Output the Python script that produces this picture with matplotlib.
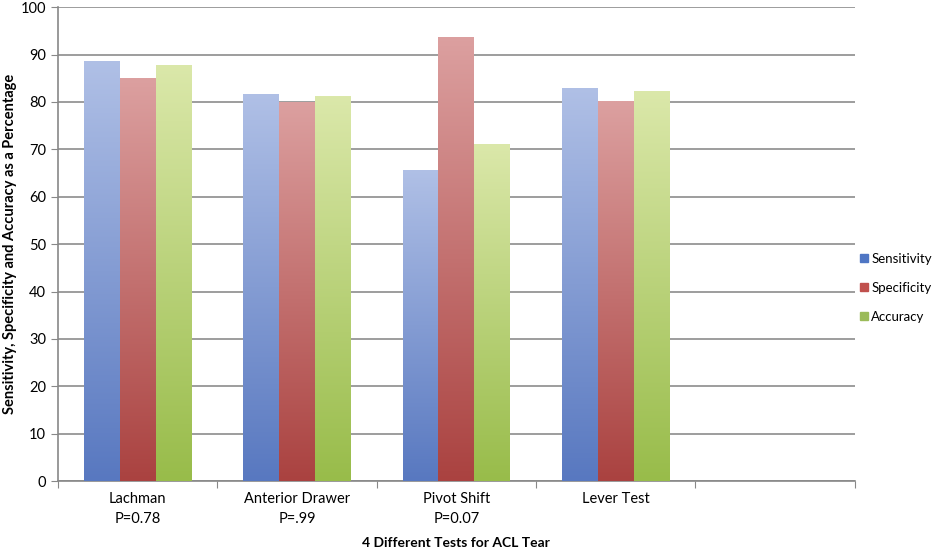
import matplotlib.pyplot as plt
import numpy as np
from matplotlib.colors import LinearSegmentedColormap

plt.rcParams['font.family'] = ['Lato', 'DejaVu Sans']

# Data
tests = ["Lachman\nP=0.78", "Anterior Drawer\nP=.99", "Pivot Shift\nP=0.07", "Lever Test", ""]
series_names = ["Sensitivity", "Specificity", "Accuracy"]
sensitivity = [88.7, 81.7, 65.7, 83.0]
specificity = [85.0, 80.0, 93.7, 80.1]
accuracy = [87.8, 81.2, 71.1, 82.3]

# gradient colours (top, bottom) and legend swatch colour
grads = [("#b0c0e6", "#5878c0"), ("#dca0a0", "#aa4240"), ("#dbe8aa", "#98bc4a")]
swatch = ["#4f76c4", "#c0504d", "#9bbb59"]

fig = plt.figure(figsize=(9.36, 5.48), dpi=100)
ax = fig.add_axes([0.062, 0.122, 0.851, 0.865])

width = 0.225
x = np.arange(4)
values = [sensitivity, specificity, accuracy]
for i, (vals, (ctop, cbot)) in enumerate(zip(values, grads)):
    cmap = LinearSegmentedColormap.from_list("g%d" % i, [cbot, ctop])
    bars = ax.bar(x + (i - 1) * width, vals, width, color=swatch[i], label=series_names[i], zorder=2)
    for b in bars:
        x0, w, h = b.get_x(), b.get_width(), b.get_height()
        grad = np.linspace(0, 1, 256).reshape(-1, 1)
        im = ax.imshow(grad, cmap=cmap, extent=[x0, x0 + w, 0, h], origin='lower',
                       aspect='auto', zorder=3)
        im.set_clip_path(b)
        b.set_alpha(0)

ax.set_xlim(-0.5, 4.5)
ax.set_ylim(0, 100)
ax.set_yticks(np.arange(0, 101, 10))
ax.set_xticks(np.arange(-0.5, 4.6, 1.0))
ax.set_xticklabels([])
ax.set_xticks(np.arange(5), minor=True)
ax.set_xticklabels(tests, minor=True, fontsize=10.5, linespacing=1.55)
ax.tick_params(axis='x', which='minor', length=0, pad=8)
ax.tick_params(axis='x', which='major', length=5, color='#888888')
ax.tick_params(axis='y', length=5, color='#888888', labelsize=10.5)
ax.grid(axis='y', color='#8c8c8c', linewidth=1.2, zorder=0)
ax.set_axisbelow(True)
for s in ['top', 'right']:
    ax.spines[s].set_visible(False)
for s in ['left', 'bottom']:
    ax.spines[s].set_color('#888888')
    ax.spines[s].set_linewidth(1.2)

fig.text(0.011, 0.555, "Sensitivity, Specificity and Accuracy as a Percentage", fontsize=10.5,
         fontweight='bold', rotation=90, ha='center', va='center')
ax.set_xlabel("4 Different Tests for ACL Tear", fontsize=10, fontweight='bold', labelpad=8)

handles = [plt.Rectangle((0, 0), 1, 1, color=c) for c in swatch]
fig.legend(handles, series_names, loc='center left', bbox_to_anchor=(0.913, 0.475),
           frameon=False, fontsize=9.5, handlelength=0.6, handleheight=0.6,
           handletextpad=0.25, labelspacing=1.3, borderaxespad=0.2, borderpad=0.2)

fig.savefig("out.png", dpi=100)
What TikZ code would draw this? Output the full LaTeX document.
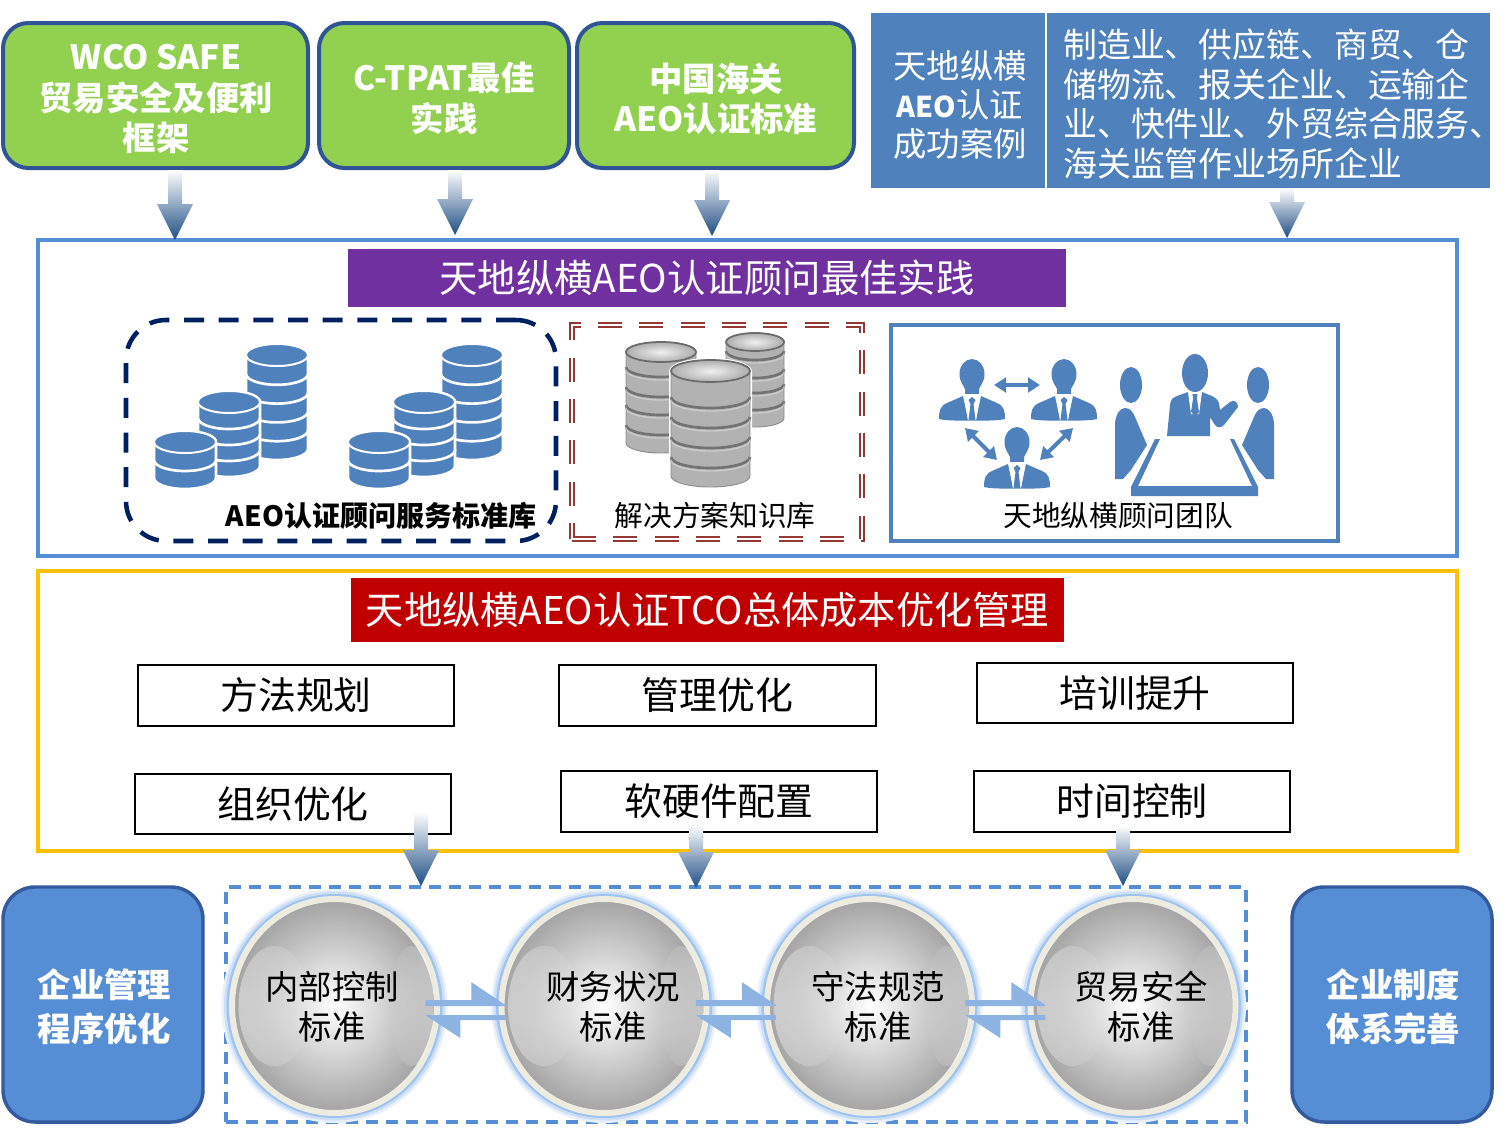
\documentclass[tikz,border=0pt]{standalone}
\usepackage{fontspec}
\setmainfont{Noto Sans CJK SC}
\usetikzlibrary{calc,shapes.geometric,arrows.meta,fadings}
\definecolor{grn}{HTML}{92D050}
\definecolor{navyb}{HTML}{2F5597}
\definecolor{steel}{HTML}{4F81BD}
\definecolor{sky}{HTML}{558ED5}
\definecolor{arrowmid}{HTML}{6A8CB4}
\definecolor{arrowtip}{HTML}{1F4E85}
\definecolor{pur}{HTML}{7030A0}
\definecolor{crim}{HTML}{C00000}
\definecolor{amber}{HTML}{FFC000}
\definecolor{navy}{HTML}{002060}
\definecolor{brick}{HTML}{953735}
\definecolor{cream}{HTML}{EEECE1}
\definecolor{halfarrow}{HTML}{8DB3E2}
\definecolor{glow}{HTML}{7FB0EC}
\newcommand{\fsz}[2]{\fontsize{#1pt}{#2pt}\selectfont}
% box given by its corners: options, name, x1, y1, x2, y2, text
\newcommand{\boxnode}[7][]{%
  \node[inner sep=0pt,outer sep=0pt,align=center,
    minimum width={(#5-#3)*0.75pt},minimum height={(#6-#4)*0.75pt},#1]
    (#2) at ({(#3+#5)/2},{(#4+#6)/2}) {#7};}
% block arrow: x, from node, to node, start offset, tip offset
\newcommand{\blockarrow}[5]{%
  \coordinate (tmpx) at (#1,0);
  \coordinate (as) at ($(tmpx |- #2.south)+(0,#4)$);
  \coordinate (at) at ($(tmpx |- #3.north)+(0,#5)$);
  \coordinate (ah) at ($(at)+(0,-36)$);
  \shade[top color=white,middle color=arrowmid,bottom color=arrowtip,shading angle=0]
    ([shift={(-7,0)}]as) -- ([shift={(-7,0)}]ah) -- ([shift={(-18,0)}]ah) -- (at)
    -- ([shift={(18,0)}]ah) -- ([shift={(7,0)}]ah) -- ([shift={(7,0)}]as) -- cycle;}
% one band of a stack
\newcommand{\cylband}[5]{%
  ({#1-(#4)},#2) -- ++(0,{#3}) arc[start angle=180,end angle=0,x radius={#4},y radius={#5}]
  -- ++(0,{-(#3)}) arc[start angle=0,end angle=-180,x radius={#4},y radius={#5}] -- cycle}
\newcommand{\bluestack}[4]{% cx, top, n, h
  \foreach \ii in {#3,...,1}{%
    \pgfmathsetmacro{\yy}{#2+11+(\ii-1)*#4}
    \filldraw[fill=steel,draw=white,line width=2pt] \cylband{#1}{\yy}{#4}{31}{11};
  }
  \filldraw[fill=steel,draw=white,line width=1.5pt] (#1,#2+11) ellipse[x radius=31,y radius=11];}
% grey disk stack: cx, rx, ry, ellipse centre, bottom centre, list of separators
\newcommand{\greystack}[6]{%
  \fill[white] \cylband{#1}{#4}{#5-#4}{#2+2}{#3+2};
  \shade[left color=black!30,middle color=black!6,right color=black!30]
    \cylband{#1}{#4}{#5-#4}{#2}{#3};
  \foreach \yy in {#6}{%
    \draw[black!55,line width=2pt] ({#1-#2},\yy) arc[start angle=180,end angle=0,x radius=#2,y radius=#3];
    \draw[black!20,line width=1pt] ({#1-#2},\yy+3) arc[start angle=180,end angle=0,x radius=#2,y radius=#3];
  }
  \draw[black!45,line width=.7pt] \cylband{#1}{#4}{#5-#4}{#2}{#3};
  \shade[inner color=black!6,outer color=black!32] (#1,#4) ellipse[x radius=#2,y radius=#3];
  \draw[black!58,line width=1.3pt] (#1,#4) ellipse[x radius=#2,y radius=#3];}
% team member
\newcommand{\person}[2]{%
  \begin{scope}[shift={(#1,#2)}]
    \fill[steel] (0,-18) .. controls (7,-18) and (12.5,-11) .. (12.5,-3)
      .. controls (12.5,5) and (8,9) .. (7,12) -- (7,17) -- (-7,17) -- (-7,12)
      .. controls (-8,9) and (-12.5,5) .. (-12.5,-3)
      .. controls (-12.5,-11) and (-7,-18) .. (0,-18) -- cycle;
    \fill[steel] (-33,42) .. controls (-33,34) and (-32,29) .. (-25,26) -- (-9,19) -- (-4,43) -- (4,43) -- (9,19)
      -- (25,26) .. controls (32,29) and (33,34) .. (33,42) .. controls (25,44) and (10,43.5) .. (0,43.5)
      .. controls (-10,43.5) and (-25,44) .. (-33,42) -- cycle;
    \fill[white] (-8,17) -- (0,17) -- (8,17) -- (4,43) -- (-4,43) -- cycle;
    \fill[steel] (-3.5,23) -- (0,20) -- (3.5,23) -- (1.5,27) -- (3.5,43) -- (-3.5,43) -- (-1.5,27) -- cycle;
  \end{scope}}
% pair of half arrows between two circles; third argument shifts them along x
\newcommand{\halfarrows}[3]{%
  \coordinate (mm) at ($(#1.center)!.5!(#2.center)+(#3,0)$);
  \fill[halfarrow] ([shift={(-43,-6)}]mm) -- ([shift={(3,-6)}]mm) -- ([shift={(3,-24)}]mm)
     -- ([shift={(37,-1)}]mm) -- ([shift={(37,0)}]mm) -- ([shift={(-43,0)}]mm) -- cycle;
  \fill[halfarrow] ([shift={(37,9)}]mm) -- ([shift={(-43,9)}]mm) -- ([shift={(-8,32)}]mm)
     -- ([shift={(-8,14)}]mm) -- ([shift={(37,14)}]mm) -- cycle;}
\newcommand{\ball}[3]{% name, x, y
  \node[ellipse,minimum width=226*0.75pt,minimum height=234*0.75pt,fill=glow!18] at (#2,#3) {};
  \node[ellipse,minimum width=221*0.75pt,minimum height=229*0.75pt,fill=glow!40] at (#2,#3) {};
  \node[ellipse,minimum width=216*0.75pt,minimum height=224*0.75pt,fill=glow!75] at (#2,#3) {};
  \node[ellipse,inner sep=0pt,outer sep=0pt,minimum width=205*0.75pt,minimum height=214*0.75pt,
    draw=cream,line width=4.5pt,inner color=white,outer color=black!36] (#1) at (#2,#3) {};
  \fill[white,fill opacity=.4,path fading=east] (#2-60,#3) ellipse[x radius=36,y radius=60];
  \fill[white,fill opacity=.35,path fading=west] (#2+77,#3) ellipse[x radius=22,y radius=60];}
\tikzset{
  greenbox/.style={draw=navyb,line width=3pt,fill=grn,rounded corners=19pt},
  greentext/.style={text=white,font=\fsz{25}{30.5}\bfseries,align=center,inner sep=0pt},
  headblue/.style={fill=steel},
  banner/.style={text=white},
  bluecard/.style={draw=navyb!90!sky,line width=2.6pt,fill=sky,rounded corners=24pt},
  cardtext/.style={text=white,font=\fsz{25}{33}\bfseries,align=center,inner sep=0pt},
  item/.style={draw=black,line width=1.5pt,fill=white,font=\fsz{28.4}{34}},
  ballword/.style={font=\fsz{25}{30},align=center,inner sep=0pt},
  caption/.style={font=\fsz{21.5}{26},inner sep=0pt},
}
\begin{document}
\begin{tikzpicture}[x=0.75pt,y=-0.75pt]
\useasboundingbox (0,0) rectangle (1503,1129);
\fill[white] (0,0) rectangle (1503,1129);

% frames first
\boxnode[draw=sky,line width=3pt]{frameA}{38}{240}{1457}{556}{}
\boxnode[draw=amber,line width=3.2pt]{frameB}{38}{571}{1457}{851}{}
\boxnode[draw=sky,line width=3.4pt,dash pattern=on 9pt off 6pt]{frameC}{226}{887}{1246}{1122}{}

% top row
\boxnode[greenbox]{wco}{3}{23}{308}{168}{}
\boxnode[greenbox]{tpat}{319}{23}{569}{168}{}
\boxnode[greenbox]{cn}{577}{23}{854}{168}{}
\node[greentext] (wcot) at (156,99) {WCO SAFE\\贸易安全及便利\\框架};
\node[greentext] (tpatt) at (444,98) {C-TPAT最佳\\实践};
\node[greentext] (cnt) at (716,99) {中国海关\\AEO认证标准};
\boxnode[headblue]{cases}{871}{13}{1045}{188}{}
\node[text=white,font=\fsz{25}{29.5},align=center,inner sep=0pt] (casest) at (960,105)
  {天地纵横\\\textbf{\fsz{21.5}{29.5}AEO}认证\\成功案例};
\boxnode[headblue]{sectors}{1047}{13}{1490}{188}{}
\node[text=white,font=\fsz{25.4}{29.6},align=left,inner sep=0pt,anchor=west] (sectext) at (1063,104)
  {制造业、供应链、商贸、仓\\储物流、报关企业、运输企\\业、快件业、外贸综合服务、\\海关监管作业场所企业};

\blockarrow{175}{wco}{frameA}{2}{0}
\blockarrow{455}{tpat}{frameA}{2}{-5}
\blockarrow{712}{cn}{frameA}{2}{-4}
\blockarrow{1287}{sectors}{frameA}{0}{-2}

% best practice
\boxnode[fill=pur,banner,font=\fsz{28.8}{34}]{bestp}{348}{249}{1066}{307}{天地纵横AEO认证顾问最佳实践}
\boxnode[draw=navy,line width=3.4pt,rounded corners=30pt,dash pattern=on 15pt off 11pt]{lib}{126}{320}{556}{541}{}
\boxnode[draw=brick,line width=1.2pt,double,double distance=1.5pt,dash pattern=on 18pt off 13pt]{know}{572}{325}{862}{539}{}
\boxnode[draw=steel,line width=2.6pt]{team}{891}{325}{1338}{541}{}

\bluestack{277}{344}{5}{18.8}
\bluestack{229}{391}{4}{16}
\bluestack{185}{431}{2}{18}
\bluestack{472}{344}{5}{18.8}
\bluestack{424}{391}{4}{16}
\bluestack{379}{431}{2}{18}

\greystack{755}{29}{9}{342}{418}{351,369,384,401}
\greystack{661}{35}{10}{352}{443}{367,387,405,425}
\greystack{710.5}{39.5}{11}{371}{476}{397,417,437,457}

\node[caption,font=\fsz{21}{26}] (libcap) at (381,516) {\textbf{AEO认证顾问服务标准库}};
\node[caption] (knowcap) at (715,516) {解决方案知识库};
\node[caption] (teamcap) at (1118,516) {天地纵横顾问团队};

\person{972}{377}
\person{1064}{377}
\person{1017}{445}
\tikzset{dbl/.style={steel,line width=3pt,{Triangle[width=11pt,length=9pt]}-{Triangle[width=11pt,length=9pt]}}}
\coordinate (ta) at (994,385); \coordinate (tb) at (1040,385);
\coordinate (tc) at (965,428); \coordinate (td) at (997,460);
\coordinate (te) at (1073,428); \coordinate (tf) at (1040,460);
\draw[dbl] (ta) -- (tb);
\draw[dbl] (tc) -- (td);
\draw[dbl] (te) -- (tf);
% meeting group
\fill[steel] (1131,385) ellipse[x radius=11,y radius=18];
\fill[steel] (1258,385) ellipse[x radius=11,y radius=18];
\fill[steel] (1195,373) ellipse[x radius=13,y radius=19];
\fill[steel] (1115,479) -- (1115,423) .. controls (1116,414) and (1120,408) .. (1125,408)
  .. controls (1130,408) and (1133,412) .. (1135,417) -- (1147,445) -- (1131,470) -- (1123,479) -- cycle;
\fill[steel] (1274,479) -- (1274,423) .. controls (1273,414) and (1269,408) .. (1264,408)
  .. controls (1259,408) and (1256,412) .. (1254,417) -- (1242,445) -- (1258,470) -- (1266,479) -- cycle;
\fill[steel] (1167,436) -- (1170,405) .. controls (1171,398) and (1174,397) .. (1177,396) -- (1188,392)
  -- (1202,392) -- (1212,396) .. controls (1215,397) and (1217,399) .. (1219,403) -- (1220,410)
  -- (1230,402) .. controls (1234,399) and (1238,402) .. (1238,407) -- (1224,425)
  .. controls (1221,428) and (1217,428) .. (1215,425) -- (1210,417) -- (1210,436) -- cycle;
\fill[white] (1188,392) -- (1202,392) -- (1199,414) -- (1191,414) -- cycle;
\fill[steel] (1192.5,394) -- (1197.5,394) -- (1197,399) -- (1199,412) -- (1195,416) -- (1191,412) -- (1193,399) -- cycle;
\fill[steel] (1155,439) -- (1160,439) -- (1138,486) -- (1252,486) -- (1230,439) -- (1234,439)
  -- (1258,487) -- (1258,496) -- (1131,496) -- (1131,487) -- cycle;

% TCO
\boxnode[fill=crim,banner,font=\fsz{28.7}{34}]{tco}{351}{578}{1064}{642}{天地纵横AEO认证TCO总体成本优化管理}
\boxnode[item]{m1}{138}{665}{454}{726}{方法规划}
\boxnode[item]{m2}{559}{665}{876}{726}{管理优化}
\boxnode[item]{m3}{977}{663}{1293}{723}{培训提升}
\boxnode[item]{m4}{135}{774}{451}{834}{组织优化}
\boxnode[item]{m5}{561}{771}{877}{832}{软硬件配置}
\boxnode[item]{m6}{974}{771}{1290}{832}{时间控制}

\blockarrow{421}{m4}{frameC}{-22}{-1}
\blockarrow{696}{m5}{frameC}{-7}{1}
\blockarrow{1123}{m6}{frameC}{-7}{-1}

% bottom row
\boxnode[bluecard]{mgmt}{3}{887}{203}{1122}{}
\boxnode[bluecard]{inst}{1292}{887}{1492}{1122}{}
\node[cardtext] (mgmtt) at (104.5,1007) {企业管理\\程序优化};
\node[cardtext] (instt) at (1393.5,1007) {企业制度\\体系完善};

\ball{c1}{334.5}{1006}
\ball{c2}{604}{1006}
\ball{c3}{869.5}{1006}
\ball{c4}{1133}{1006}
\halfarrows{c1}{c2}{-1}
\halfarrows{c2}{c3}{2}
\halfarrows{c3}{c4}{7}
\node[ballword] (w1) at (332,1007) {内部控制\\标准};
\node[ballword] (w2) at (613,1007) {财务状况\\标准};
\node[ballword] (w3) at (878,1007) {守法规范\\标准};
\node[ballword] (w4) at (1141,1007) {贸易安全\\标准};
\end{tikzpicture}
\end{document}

> _Aim of the exercise_
Print the entries as they stand, first line through the line holding "ax = fig.add_axes([0.062, 0.122, 0.851, 0.865])", with every picture removed.

> _Expected output_
Output the Python script that produces this picture with matplotlib.
import matplotlib.pyplot as plt
import numpy as np
from matplotlib.colors import LinearSegmentedColormap

plt.rcParams['font.family'] = ['Lato', 'DejaVu Sans']

# Data
tests = ["Lachman\nP=0.78", "Anterior Drawer\nP=.99", "Pivot Shift\nP=0.07", "Lever Test", ""]
series_names = ["Sensitivity", "Specificity", "Accuracy"]
sensitivity = [88.7, 81.7, 65.7, 83.0]
specificity = [85.0, 80.0, 93.7, 80.1]
accuracy = [87.8, 81.2, 71.1, 82.3]

# gradient colours (top, bottom) and legend swatch colour
grads = [("#b0c0e6", "#5878c0"), ("#dca0a0", "#aa4240"), ("#dbe8aa", "#98bc4a")]
swatch = ["#4f76c4", "#c0504d", "#9bbb59"]

fig = plt.figure(figsize=(9.36, 5.48), dpi=100)
ax = fig.add_axes([0.062, 0.122, 0.851, 0.865])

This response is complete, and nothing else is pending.